Challenge: Set down the data below without change, skipping the pictures it holds.

Task input:
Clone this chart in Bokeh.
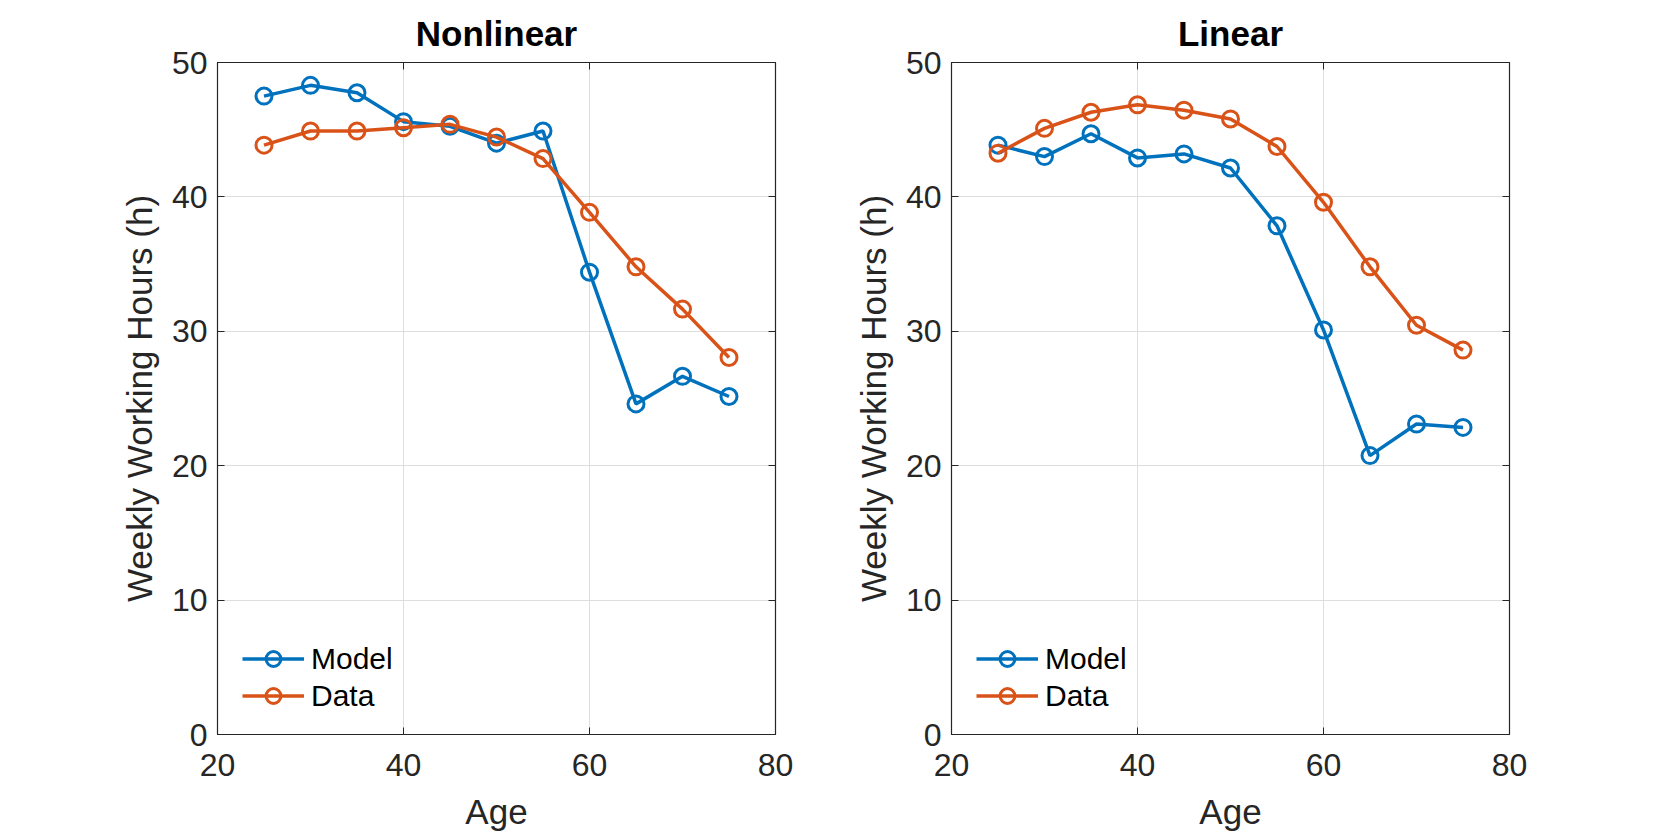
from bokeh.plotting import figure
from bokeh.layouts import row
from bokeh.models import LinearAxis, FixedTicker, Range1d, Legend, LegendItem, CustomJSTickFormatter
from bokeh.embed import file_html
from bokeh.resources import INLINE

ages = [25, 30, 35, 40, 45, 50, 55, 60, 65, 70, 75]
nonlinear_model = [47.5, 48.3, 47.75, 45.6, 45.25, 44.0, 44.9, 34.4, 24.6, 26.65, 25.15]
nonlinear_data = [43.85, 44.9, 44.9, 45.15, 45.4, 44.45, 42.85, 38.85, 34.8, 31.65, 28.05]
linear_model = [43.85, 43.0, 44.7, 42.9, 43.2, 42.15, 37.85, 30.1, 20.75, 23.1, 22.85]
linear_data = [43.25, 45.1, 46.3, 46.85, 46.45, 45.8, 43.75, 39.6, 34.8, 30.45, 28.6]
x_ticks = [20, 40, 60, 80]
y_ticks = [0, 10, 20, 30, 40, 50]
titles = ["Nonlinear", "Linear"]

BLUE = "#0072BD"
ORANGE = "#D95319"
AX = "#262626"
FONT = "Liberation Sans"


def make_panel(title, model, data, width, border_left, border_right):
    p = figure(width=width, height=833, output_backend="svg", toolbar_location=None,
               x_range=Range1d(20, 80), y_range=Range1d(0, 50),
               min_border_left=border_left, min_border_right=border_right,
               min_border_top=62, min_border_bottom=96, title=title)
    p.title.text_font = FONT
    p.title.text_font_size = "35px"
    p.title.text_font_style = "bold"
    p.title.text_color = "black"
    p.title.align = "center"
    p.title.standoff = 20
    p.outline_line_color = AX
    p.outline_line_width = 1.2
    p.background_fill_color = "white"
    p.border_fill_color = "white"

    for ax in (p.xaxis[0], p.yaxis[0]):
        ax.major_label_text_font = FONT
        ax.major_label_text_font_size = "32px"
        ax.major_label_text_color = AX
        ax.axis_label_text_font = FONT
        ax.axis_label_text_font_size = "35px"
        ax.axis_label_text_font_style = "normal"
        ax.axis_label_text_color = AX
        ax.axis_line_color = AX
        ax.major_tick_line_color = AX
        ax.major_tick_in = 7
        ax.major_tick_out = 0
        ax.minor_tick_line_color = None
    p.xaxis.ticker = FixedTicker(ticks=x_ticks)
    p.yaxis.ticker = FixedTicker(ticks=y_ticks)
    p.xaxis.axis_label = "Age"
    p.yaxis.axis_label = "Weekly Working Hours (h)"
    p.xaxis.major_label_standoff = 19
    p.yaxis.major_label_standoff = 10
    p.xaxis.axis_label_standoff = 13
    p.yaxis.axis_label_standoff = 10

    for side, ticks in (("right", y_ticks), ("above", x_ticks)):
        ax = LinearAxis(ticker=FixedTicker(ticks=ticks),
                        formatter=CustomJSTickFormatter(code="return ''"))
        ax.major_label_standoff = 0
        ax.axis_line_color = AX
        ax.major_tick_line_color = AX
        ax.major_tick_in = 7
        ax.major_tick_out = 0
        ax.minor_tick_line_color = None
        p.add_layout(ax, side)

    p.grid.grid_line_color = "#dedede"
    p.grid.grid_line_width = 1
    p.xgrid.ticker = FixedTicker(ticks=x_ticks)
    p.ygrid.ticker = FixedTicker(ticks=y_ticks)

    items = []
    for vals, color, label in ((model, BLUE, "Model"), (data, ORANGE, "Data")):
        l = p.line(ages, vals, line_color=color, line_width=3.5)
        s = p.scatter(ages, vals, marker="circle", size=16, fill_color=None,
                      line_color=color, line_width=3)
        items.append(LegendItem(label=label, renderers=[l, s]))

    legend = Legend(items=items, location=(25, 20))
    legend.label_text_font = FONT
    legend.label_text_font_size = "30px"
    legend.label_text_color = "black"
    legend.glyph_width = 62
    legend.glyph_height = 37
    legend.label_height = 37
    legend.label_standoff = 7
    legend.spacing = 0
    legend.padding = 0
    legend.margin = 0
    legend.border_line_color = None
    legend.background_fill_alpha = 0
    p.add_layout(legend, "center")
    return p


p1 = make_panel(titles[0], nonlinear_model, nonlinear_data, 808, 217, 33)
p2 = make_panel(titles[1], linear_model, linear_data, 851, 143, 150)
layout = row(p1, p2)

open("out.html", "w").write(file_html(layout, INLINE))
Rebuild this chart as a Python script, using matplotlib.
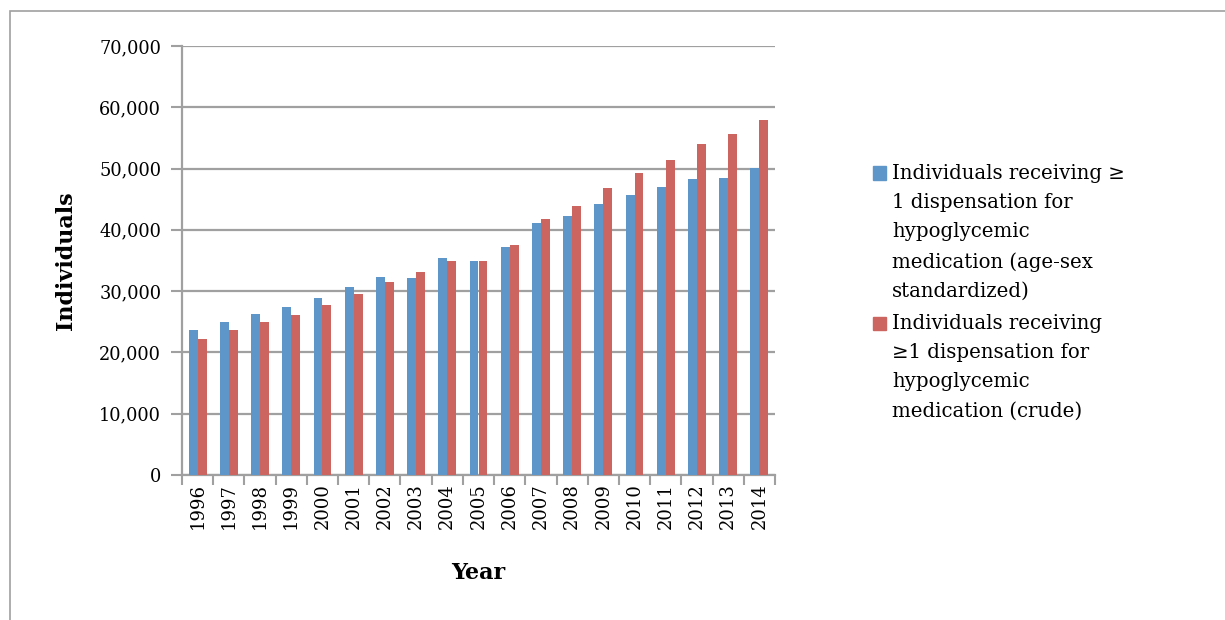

Exercise answer:
Clone this chart in Bokeh.
from bokeh.plotting import figure
from bokeh.layouts import row
from bokeh.models import LinearAxis, FixedTicker, Range1d, Legend, LegendItem, CustomJSTickFormatter
from bokeh.embed import file_html
from bokeh.resources import INLINE

ages = [25, 30, 35, 40, 45, 50, 55, 60, 65, 70, 75]
nonlinear_model = [47.5, 48.3, 47.75, 45.6, 45.25, 44.0, 44.9, 34.4, 24.6, 26.65, 25.15]
nonlinear_data = [43.85, 44.9, 44.9, 45.15, 45.4, 44.45, 42.85, 38.85, 34.8, 31.65, 28.05]
linear_model = [43.85, 43.0, 44.7, 42.9, 43.2, 42.15, 37.85, 30.1, 20.75, 23.1, 22.85]
linear_data = [43.25, 45.1, 46.3, 46.85, 46.45, 45.8, 43.75, 39.6, 34.8, 30.45, 28.6]
x_ticks = [20, 40, 60, 80]
y_ticks = [0, 10, 20, 30, 40, 50]
titles = ["Nonlinear", "Linear"]

BLUE = "#0072BD"
ORANGE = "#D95319"
AX = "#262626"
FONT = "Liberation Sans"


def make_panel(title, model, data, width, border_left, border_right):
    p = figure(width=width, height=833, output_backend="svg", toolbar_location=None,
               x_range=Range1d(20, 80), y_range=Range1d(0, 50),
               min_border_left=border_left, min_border_right=border_right,
               min_border_top=62, min_border_bottom=96, title=title)
    p.title.text_font = FONT
    p.title.text_font_size = "35px"
    p.title.text_font_style = "bold"
    p.title.text_color = "black"
    p.title.align = "center"
    p.title.standoff = 20
    p.outline_line_color = AX
    p.outline_line_width = 1.2
    p.background_fill_color = "white"
    p.border_fill_color = "white"

    for ax in (p.xaxis[0], p.yaxis[0]):
        ax.major_label_text_font = FONT
        ax.major_label_text_font_size = "32px"
        ax.major_label_text_color = AX
        ax.axis_label_text_font = FONT
        ax.axis_label_text_font_size = "35px"
        ax.axis_label_text_font_style = "normal"
        ax.axis_label_text_color = AX
        ax.axis_line_color = AX
        ax.major_tick_line_color = AX
        ax.major_tick_in = 7
        ax.major_tick_out = 0
        ax.minor_tick_line_color = None
    p.xaxis.ticker = FixedTicker(ticks=x_ticks)
    p.yaxis.ticker = FixedTicker(ticks=y_ticks)
    p.xaxis.axis_label = "Age"
    p.yaxis.axis_label = "Weekly Working Hours (h)"
    p.xaxis.major_label_standoff = 19
    p.yaxis.major_label_standoff = 10
    p.xaxis.axis_label_standoff = 13
    p.yaxis.axis_label_standoff = 10

    for side, ticks in (("right", y_ticks), ("above", x_ticks)):
        ax = LinearAxis(ticker=FixedTicker(ticks=ticks),
                        formatter=CustomJSTickFormatter(code="return ''"))
        ax.major_label_standoff = 0
        ax.axis_line_color = AX
        ax.major_tick_line_color = AX
        ax.major_tick_in = 7
        ax.major_tick_out = 0
        ax.minor_tick_line_color = None
        p.add_layout(ax, side)

    p.grid.grid_line_color = "#dedede"
    p.grid.grid_line_width = 1
    p.xgrid.ticker = FixedTicker(ticks=x_ticks)
    p.ygrid.ticker = FixedTicker(ticks=y_ticks)

    items = []
    for vals, color, label in ((model, BLUE, "Model"), (data, ORANGE, "Data")):
        l = p.line(ages, vals, line_color=color, line_width=3.5)
        s = p.scatter(ages, vals, marker="circle", size=16, fill_color=None,
                      line_color=color, line_width=3)
        items.append(LegendItem(label=label, renderers=[l, s]))

    legend = Legend(items=items, location=(25, 20))
    legend.label_text_font = FONT
    legend.label_text_font_size = "30px"
    legend.label_text_color = "black"
    legend.glyph_width = 62
    legend.glyph_height = 37
    legend.label_height = 37
    legend.label_standoff = 7
    legend.spacing = 0
    legend.padding = 0
    legend.margin = 0
    legend.border_line_color = None
    legend.background_fill_alpha = 0
    p.add_layout(legend, "center")
    return p


p1 = make_panel(titles[0], nonlinear_model, nonlinear_data, 808, 217, 33)
p2 = make_panel(titles[1], linear_model, linear_data, 851, 143, 150)
layout = row(p1, p2)

open("out.html", "w").write(file_html(layout, INLINE))
Rebuild this chart as a Python script, using matplotlib.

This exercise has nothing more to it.